The team has yet to decide where the next trial will take place.
Shirley said that between 20 and 25 events have been suggested and that the final decision will be based on TV rights issues and how challenging it will be to deliver video and audio capture.
’It has to be a fairly high-profile event so it’ll attract interest from industry and the general public in terms of dissemination,’ said Shirley.
The project concludes in 2013 and includes input from partners including the BBC, Technicolor, Alcatel Lucent, Fraunhofer HHI, Joanneum Research and TNO.
The other shortlisted candidates in this category were:
High-dynamic-range enabled television
University of Warwick, Altera
High Dynamic Range (HDR) is a set of techniques that allow a greater range of luminances between light and dark areas of a scene than normal digital-imaging techniques.
This wider dynamic range allows HDR images to more accurately represent the range of light-intensity levels found in real scenes, ranging from direct sunlight to faint starlight.

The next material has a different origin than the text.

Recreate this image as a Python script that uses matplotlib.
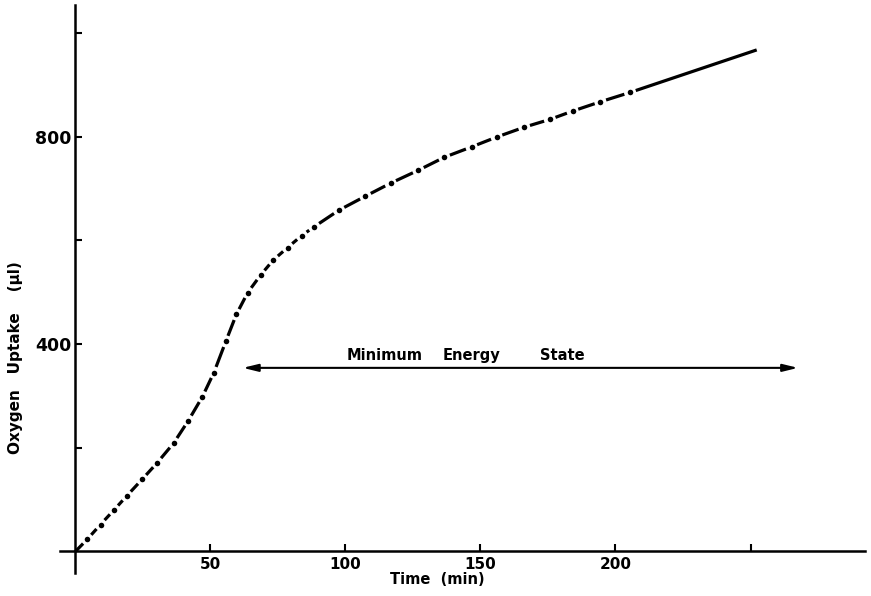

The collaboration has developed a prototype embedded system that allows dynamic HDR content to be directly displayed on future HDR televisions and tone mapped and displayed in real time on existing LDR televisions, providing a significantly enhanced viewing experience.
A low-cost eye tracker for games
De Montfort University, Sleepy Dog
This project developed a prototype of the hardware, a software interface to enable eye-gaze data to be incorporated into games and three demonstrator games showing different applications of gaze in games.
In addition to being suitable for the games market, the low-cost device enables eye gaze to be used as an assistive technology by people with physical disabilities — not only for playing computer games but for other education- and work-related purposes. The device not only performs better than the available commercial systems that are for communication but it allows far more people to have access to the high-bandwidth input channel, which is needed for many games and online social activities.